Os ataques contra civis ucranianos em Bucha devem ser considerados genocídio? E se sim, porquê? O cientista político e historiador Eugene Finkel, da Universidade Johns Hopkins, nos Estados Unidos da América (EUA), explicou na rede social Twitter por que razão os crimes cometidos na Ucrânia por tropas russas passaram de “crimes de guerra” a “genocídio”.
O especialista revela que, até à manhã de segunda-feira, “resistiu” em aplicar o termo “genocídio”, dando preferência a “crimes de guerras” ou “retórica hedionda”. Mas a “combinação de cada vez mais evidências, de diferentes lugares” e “retórica oficial explícita” mudaram.
“A definição legal oficial de genocídio é ‘atos cometidos com a intenção de destruir, no todo ou em parte, um grupo nacional, étnico, racial ou religioso, como tal”, explica.
Contudo, a definição “tem grandes problemas” por falta de “limites claros” e por ser “quase impossível provar intenção”. “As pessoas que cometem genocídio geralmente não são idiotas, se houver ordens, elas seriam dadas oralmente”, exemplificou.
Got questions about why I think it is genocide. Until this morning I resisted applying the term. War crimes? Sure. Heinous rhetoric? You bet. What changed is the combination of more and more evidence, from different places, and even more importantly, explicit official rhetoric /1
— Eugene Finkel (@eugene_finkel) April 4, 2022
O cientista político defende que os crimes na Ucrânia não começaram como um “genocídio” mas “evoluíram” para tal porque as “condições mudaram”. “A invasão russa, a meu ver, não começou com uma clara intenção genocida, mas evoluiu para uma”, afirmou, acrescentando que “a mudança de regime e a subjugação colonial” - apontados como os objetivos da Rússia para a invasão da Ucrânia - “por si só não são suficientes para constituir um genocídio”.

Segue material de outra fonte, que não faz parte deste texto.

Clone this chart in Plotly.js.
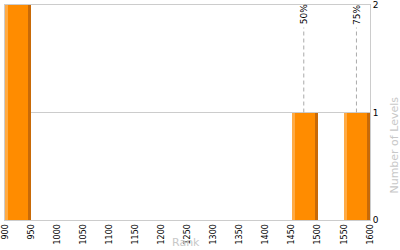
<!DOCTYPE html>
<html><head><meta charset="utf-8">
<script src="https://cdn.plot.ly/plotly-3.0.1.min.js"></script>
<style>html,body{margin:0;padding:0;background:#fff}#c{width:400px;height:250px}</style>
</head><body><div id="c"></div>
<script>
var binStart = [900, 1450, 1550];
var counts = [2, 1, 1];
var binWidth = 50;
var pctLabels = ['50%', '75%'];
var pctValues = [1473, 1574];
var pctCounts = [1, 1];
var xTicks = [900,950,1000,1050,1100,1150,1200,1250,1300,1350,1400,1450,1500,1550,1600];

var traces = [
  {type:'bar', x:binStart, y:counts, width:binWidth, offset:0, marker:{color:'#FF8C00', line:{width:0}}, hoverinfo:'skip'},
  {type:'bar', x:binStart, y:counts, width:binWidth*0.11, offset:0, marker:{color:'#FFAB45', line:{width:0}}, hoverinfo:'skip'},
  {type:'bar', x:binStart, y:counts, width:binWidth*0.11, offset:binWidth*0.89, marker:{color:'#C86A08', line:{width:0}}, hoverinfo:'skip'}
];

var shapes = pctValues.map(function(v,i){
  return {type:'line', xref:'x', yref:'y', x0:v, x1:v, y0:pctCounts[i], y1:1.79, line:{color:'#aaaaaa', width:1, dash:'4px,3px'}};
});
var annotations = pctValues.map(function(v,i){
  return {x:v, y:1.8, xref:'x', yref:'y', text:pctLabels[i], textangle:-90, showarrow:false, yanchor:'bottom', xanchor:'center', font:{family:'DejaVu Sans', size:9, color:'#000'}};
});
annotations.push({xref:'paper', yref:'paper', x:0.497, y:-0.1395, yanchor:'bottom', xanchor:'center', borderpad:0, showarrow:false, text:'Rank', font:{size:11, color:'#c8c8c8'}});
annotations.push({xref:'paper', yref:'paper', x:1.068, y:0.35, yanchor:'middle', xanchor:'center', textangle:-90, showarrow:false, text:'Number of Levels', font:{size:11, color:'#c8c8c8'}});

var layout = {
  width:400, height:250,
  margin:{l:5, r:30, t:5, b:30},
  paper_bgcolor:'#fff', plot_bgcolor:'#fff',
  showlegend:false, barmode:'overlay', bargap:0,
  font:{family:'DejaVu Sans', size:9, color:'#000'},
  xaxis:{range:[900,1600], tickvals:xTicks, ticktext:xTicks.map(String), automargin:false,
    tickangle:-90, showgrid:false, zeroline:false, showline:true, mirror:true, linecolor:'#cccccc', linewidth:1,
    ticks:'', ticklen:0, ticklabeloverflow:'allow', tickfont:{size:8, color:'#000'}},
  yaxis:{range:[0,2], side:'right', tickvals:[0,1,2], showgrid:true, gridcolor:'#cccccc', zeroline:false, automargin:false,
    showline:true, mirror:true, linecolor:'#cccccc', ticks:'', tickfont:{size:9, color:'#000'}},
  shapes:shapes, annotations:annotations
};
Plotly.newPlot('c', traces, layout, {staticPlot:true, displayModeBar:false});
</script></body></html>
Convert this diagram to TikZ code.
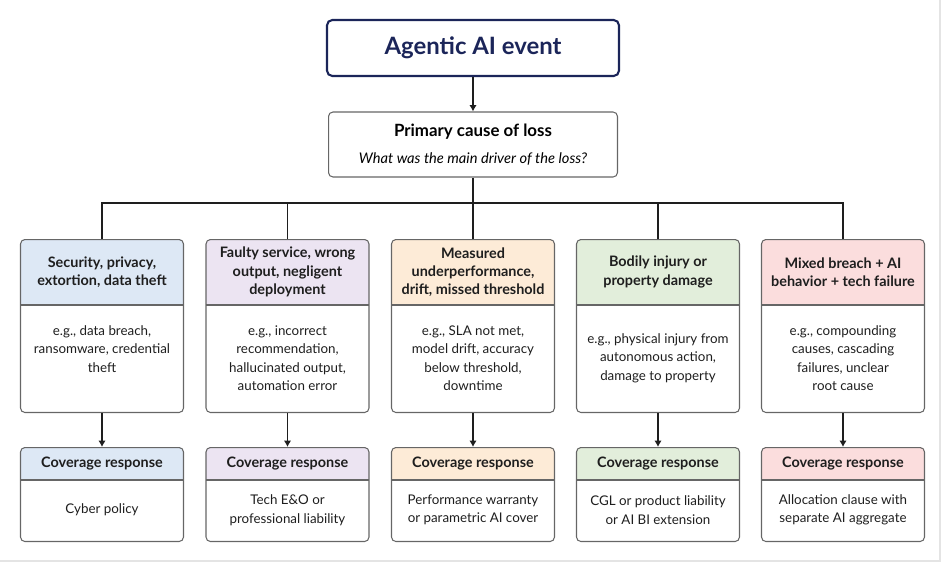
\documentclass[tikz,border=0pt]{standalone}
\usepackage{fontspec}
\setmainfont{Lato}
\usetikzlibrary{arrows.meta}
\usetikzlibrary{calc}

\definecolor{navy}{HTML}{1B2559}
\definecolor{edge}{HTML}{666666}
\definecolor{ink}{HTML}{1E1E1E}
\definecolor{hdblue}{HTML}{DDE8F5}
\definecolor{hdpurple}{HTML}{ECE4F2}
\definecolor{hdorange}{HTML}{FDEBD7}
\definecolor{hdgreen}{HTML}{E2EEDB}
\definecolor{hdred}{HTML}{FBDDDD}
\definecolor{frameline}{HTML}{E4E4E4}

\tikzset{
  card/.style={draw=edge, line width=0.6pt, rounded corners=2.5pt, minimum width=3.26cm, inner sep=0pt},
  headtext/.style={font=\bfseries\fontsize{8.2}{10.4}\selectfont, align=center, text=ink},
  bodytext/.style={font=\fontsize{7.6}{10.5}\selectfont, align=center, text=ink},
  link/.style={line width=0.85pt, ink},
  arr/.style={link, -{Latex[length=3.6pt,width=4.2pt]}},
}

\begin{document}
\begin{tikzpicture}[x=0.02cm, y=-0.02cm]
\useasboundingbox (0,0) rectangle (947,568);
\draw[frameline, line width=0.8pt] (0,561) -- (940,561) -- (940,0);

% top of the tree
\node[draw=navy, line width=1.2pt, rounded corners=3pt, minimum width=5.84cm, minimum height=1.12cm,
      text=navy, font=\bfseries\fontsize{13.6}{16}\selectfont] (event) at (473,48) {Agentic AI event};

\node[card, minimum width=5.78cm, minimum height=1.3cm, align=center] (cause) at (473,144.5)
  {{\bfseries\fontsize{9.6}{12}\selectfont Primary cause of loss}\\[3pt]
   {\itshape\fontsize{8.35}{10}\selectfont What was the main driver of the loss?}};

\draw[arr] (event.south) -- (cause.north);

\coordinate (bus) at (473,203);
\draw[link] (cause.south) -- (bus);

% one column per cause
\foreach \i/\x/\c/\h/\b/\r in {
  1/102/hdblue/{Security, privacy,\\ extortion, data theft}/{e.g., data breach,\\ ransomware, credential\\ theft\\ \mbox{}}/{Cyber policy},
  2/287.5/hdpurple/{Faulty service, wrong\\ output, negligent\\ deployment}/{e.g., incorrect\\ recommendation,\\ hallucinated output,\\ automation error}/{Tech E\&O or\\ professional liability},
  3/473/hdorange/{Measured\\ underperformance,\\ drift, missed threshold}/{e.g., SLA not met,\\ model drift, accuracy\\ below threshold,\\ downtime}/{Performance warranty\\ or parametric AI cover},
  4/658/hdgreen/{Bodily injury or\\ property damage}/{e.g., physical injury from\\ autonomous action,\\ damage to property}/{CGL or product liability\\ or AI BI extension},
  5/843/hdred/{Mixed breach + AI\\ behavior + tech failure}/{e.g., compounding\\ causes, cascading\\ failures, unclear\\ root cause}/{Allocation clause with\\ separate AI aggregate}}
{
  \fill[\c] (\x-81.5,305) [rounded corners=2.5pt] -- (\x-81.5,239) -- (\x+81.5,239) [sharp corners] -- (\x+81.5,305) -- cycle;
  \node[card, minimum height=3.46cm, anchor=north] (col\i) at (\x,239) {};
  \draw[edge, line width=0.6pt] (\x-81.5,305) -- (\x+81.5,305);
  \node[headtext] (head\i) at (\x,272) {\h};
  \node[bodytext] (body\i) at (\x,358) {\b};

  \fill[\c] (\x-81.5,480) [rounded corners=2.5pt] -- (\x-81.5,447) -- (\x+81.5,447) [sharp corners] -- (\x+81.5,480) -- cycle;
  \node[card, minimum height=1.88cm, anchor=north] (cov\i) at (\x,447) {};
  \draw[edge, line width=0.6pt] (\x-81.5,480) -- (\x+81.5,480);
  \node[headtext] (covhead\i) at (\x,463.5) {Coverage response};
  \node[bodytext] (covbody\i) at (\x,510) {\r};

  \draw[link] (col\i.north) |- (bus);
  \draw[arr] (col\i.south) -- (cov\i.north);
}

\end{tikzpicture}
\end{document}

Mas, há “mais evidências de que Bucha não é uma exceção”. “Cada massacre pode ser uma iniciativa local, juntos são uma campanha”, frisa.
Eugene Finkel cita ainda um artigo publicado pela agência estatal de notícias russa RIA Novosti como um dos motivos pelo qual os crimes podem ser chamados de genocídio. O artigo intitulado ‘O que é que a Rússia deve fazer na Ucrânia?’, da autoria de um analista pró-Kremlin e publicado no sábado passado, segue a narrativa defendida pelo presidente russo, Vladimir Putin, de que a “ofensiva militar” na Ucrânia tem como objetivo “desnazificar” o país, que, “como mostra a história, não é capaz de ser um estado-nação”. O autor do artigo, Timofei Segeitsev, defende ainda a "eliminação de nazis não obedientes”, a “captura de criminosos de guerra” e a “criação de condições para a subsequente desnazificação nos tempos de paz”.
Ora, para o cientista político, a publicação do artigo na agência de notícias estatal “é uma das declarações mais explícitas de intenção de destruir um grupo nacional como tal” que já viu.
“Eu sei russo. Eu li muita retórica nacionalista russa na minha vida. Esta não é uma fantasia intelectual selvagem, é uma declaração de intenção clara e acionável por um agência estatal. A definição da ONU é problemática, mas neste caso encaixa-se como uma luva”, considerou.
Recorde-se que os primeiros relatos de crimes contra civis na cidade ucraniana de Bucha surgiram durante o fim de semana. Segundo as autoridades ucranianas, civis foram violados, torturados e mortos pelas tropas russas. Os ataques têm sido negados pelo Kremlin, que defende que as imagens divulgadas são “falsas”.
Assinala-se esta terça-feira o 41.º dia da invasão russa da Ucrânia. Pelo menos 2.097 civis morreram e 1.430 ficaram feridos, segundo dados confirmados pela Organização das Nações Unidas (ONU). A guerra já levou à fuga de mais de dez milhões de pessoas, 4,1 milhões das quais para países vizinhos.